AVAILABLE DATA ▸
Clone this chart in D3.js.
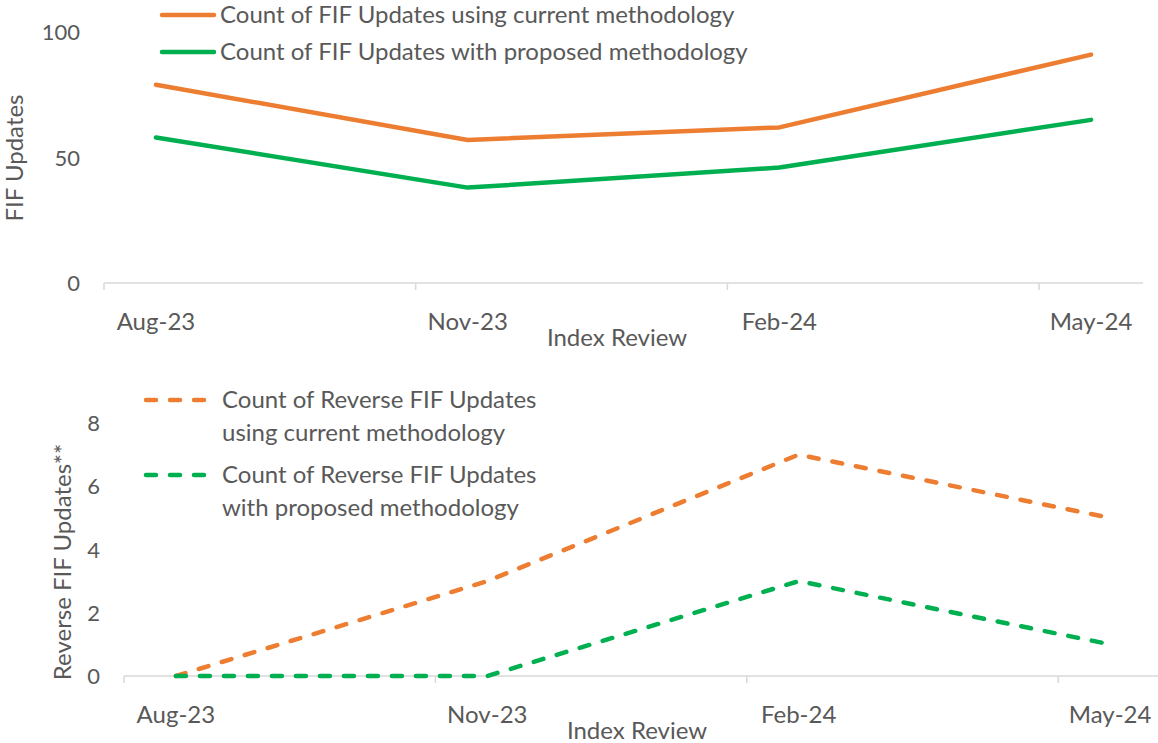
<!DOCTYPE html>
<html>
<head>
<meta charset="utf-8">
<script src="https://cdn.jsdelivr.net/npm/d3@7"></script>
<style>
  body { margin: 0; background: #fff; }
  svg text { font-family: Lato, "Open Sans", sans-serif; fill: #595959; }
</style>
</head>
<body>
<div id="chart"></div>
<script>
// categories: review label and month offset from Aug-23
var reviews = ["Aug-23", "Nov-23", "Feb-24", "May-24"];
var reviewMonth = [0, 3, 6, 9];
var totalMonths = 10;

// top chart
var fifCurrent = [79, 57, 62, 91];
var fifProposed = [58, 38, 46, 65];
var fifTicks = [0, 50, 100];

// bottom chart
var reverseCurrent = [0, 3, 7, 5];
var reverseProposed = [0, 0, 3, 1];
var reverseTicks = [0, 2, 4, 6, 8];

var orange = "#ED7D31", green = "#00B050", axisGrey = "#D9D9D9";

var svg = d3.select("#chart").append("svg")
    .attr("width", 1158)
    .attr("height", 743);

function drawPanel(opt) {
    var x = d3.scaleLinear().domain([0, totalMonths]).range([opt.left, opt.right]);
    var y = d3.scaleLinear().domain([0, opt.ticks[opt.ticks.length - 1]]).range([opt.bottom, opt.top]);

    var g = svg.append("g");

    // axis line
    g.append("line")
        .attr("x1", x(0)).attr("x2", x(totalMonths))
        .attr("y1", y(0)).attr("y2", y(0))
        .attr("stroke", axisGrey).attr("stroke-width", 1.5);

    // tick marks at each review boundary
    g.selectAll(".xtick").data(reviewMonth).enter().append("line")
        .attr("x1", function(d) { return x(d); })
        .attr("x2", function(d) { return x(d); })
        .attr("y1", y(0)).attr("y2", y(0) + 7)
        .attr("stroke", axisGrey).attr("stroke-width", 1.5);

    g.selectAll(".xlabel").data(reviews).enter().append("text")
        .attr("x", function(d, i) { return x(reviewMonth[i] + 0.5); })
        .attr("y", y(0) + 47)
        .attr("text-anchor", "middle")
        .style("font-size", "24px")
        .text(function(d) { return d; });

    g.selectAll(".ylabel").data(opt.ticks).enter().append("text")
        .attr("x", opt.left - opt.tickGap)
        .attr("y", function(d) { return y(d) + 8; })
        .attr("text-anchor", "end")
        .style("font-size", "22px")
        .text(function(d) { return d; });

    // axis titles
    g.append("text")
        .attr("x", opt.xTitleX).attr("y", y(0) + 63)
        .attr("text-anchor", "middle")
        .style("font-size", "24px")
        .text("Index Review");

    g.append("text")
        .attr("transform", "translate(" + opt.yTitleX + "," + opt.yTitleY + ") rotate(-90)")
        .attr("text-anchor", "middle")
        .style("font-size", "24px")
        .text(opt.yTitle);

    var line = d3.line()
        .x(function(d, i) { return x(reviewMonth[i] + 0.5); })
        .y(function(d) { return y(d); });

    opt.series.forEach(function(s) {
        g.append("path")
            .datum(s.values)
            .attr("d", line)
            .attr("fill", "none")
            .attr("stroke", s.color)
            .attr("stroke-width", 4.5)
            .attr("stroke-linecap", "round")
            .attr("stroke-linejoin", "round")
            .attr("stroke-dasharray", opt.dash || null);
    });

    // legend
    opt.series.forEach(function(s, i) {
        var ly = opt.legendY[i];
        g.append("line")
            .attr("x1", opt.legendX1).attr("x2", opt.legendX2)
            .attr("y1", ly).attr("y2", ly)
            .attr("stroke", s.color)
            .attr("stroke-width", 4.5)
            .attr("stroke-linecap", "round")
            .attr("stroke-dasharray", opt.dash || null);
        s.label.forEach(function(t, j) {
            g.append("text")
                .attr("x", opt.legendTextX)
                .attr("y", ly + 8 + j * 33)
                .style("font-size", "24px")
                .text(t);
        });
    });
}

drawPanel({
    left: 104, right: 1143, top: 32, bottom: 283,
    ticks: fifTicks, tickGap: 24,
    xTitleX: 617, yTitleX: 23, yTitleY: 158, yTitle: "FIF Updates",
    legendX1: 162, legendX2: 214, legendTextX: 220, legendY: [15, 52],
    series: [
        {values: fifCurrent, color: orange, label: ["Count of FIF Updates using current methodology"]},
        {values: fifProposed, color: green, label: ["Count of FIF Updates with proposed methodology"]}
    ]
});

drawPanel({
    left: 124, right: 1162, top: 423, bottom: 676,
    ticks: reverseTicks, tickGap: 24,
    xTitleX: 637, yTitleX: 71, yTitleY: 562, yTitle: "Reverse FIF Updates**",
    legendX1: 146, legendX2: 206, legendTextX: 222, legendY: [400, 475],
    dash: "10,14",
    series: [
        {values: reverseCurrent, color: orange, label: ["Count of Reverse FIF Updates", "using current methodology"]},
        {values: reverseProposed, color: green, label: ["Count of Reverse FIF Updates", "with proposed methodology"]}
    ]
});
</script>
</body>
</html>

TASK DIRECTIONS ▸ Leave out the pictures and output the rest of the material exactly as written.

ANSWER FOR THE TASK ▸
Clone this chart in D3.js.
<!DOCTYPE html>
<html>
<head>
<meta charset="utf-8">
<script src="https://cdn.jsdelivr.net/npm/d3@7"></script>
<style>
  body { margin: 0; background: #fff; }
  svg text { font-family: Lato, "Open Sans", sans-serif; fill: #595959; }
</style>
</head>
<body>
<div id="chart"></div>
<script>
// categories: review label and month offset from Aug-23
var reviews = ["Aug-23", "Nov-23", "Feb-24", "May-24"];
var reviewMonth = [0, 3, 6, 9];
var totalMonths = 10;

// top chart
var fifCurrent = [79, 57, 62, 91];
var fifProposed = [58, 38, 46, 65];
var fifTicks = [0, 50, 100];

// bottom chart
var reverseCurrent = [0, 3, 7, 5];
var reverseProposed = [0, 0, 3, 1];
var reverseTicks = [0, 2, 4, 6, 8];

var orange = "#ED7D31", green = "#00B050", axisGrey = "#D9D9D9";

var svg = d3.select("#chart").append("svg")
    .attr("width", 1158)
    .attr("height", 743);

function drawPanel(opt) {
    var x = d3.scaleLinear().domain([0, totalMonths]).range([opt.left, opt.right]);
    var y = d3.scaleLinear().domain([0, opt.ticks[opt.ticks.length - 1]]).range([opt.bottom, opt.top]);

    var g = svg.append("g");

    // axis line
    g.append("line")
        .attr("x1", x(0)).attr("x2", x(totalMonths))
        .attr("y1", y(0)).attr("y2", y(0))
        .attr("stroke", axisGrey).attr("stroke-width", 1.5);

    // tick marks at each review boundary
    g.selectAll(".xtick").data(reviewMonth).enter().append("line")
        .attr("x1", function(d) { return x(d); })
        .attr("x2", function(d) { return x(d); })
        .attr("y1", y(0)).attr("y2", y(0) + 7)
        .attr("stroke", axisGrey).attr("stroke-width", 1.5);

    g.selectAll(".xlabel").data(reviews).enter().append("text")
        .attr("x", function(d, i) { return x(reviewMonth[i] + 0.5); })
        .attr("y", y(0) + 47)
        .attr("text-anchor", "middle")
        .style("font-size", "24px")
        .text(function(d) { return d; });

    g.selectAll(".ylabel").data(opt.ticks).enter().append("text")
        .attr("x", opt.left - opt.tickGap)
        .attr("y", function(d) { return y(d) + 8; })
        .attr("text-anchor", "end")
        .style("font-size", "22px")
        .text(function(d) { return d; });

    // axis titles
    g.append("text")
        .attr("x", opt.xTitleX).attr("y", y(0) + 63)
        .attr("text-anchor", "middle")
        .style("font-size", "24px")
        .text("Index Review");

    g.append("text")
        .attr("transform", "translate(" + opt.yTitleX + "," + opt.yTitleY + ") rotate(-90)")
        .attr("text-anchor", "middle")
        .style("font-size", "24px")
        .text(opt.yTitle);

    var line = d3.line()
        .x(function(d, i) { return x(reviewMonth[i] + 0.5); })
        .y(function(d) { return y(d); });

    opt.series.forEach(function(s) {
        g.append("path")
            .datum(s.values)
            .attr("d", line)
            .attr("fill", "none")
            .attr("stroke", s.color)
            .attr("stroke-width", 4.5)
            .attr("stroke-linecap", "round")
            .attr("stroke-linejoin", "round")
            .attr("stroke-dasharray", opt.dash || null);
    });

    // legend
    opt.series.forEach(function(s, i) {
        var ly = opt.legendY[i];
        g.append("line")
            .attr("x1", opt.legendX1).attr("x2", opt.legendX2)
            .attr("y1", ly).attr("y2", ly)
            .attr("stroke", s.color)
            .attr("stroke-width", 4.5)
            .attr("stroke-linecap", "round")
            .attr("stroke-dasharray", opt.dash || null);
        s.label.forEach(function(t, j) {
            g.append("text")
                .attr("x", opt.legendTextX)
                .attr("y", ly + 8 + j * 33)
                .style("font-size", "24px")
                .text(t);
        });
    });
}

drawPanel({
    left: 104, right: 1143, top: 32, bottom: 283,
    ticks: fifTicks, tickGap: 24,
    xTitleX: 617, yTitleX: 23, yTitleY: 158, yTitle: "FIF Updates",
    legendX1: 162, legendX2: 214, legendTextX: 220, legendY: [15, 52],
    series: [
        {values: fifCurrent, color: orange, label: ["Count of FIF Updates using current methodology"]},
        {values: fifProposed, color: green, label: ["Count of FIF Updates with proposed methodology"]}
    ]
});

drawPanel({
    left: 124, right: 1162, top: 423, bottom: 676,
    ticks: reverseTicks, tickGap: 24,
    xTitleX: 637, yTitleX: 71, yTitleY: 562, yTitle: "Reverse FIF Updates**",
    legendX1: 146, legendX2: 206, legendTextX: 222, legendY: [400, 475],
    dash: "10,14",
    series: [
        {values: reverseCurrent, color: orange, label: ["Count of Reverse FIF Updates", "using current methodology"]},
        {values: reverseProposed, color: green, label: ["Count of Reverse FIF Updates", "with proposed methodology"]}
    ]
});
</script>
</body>
</html>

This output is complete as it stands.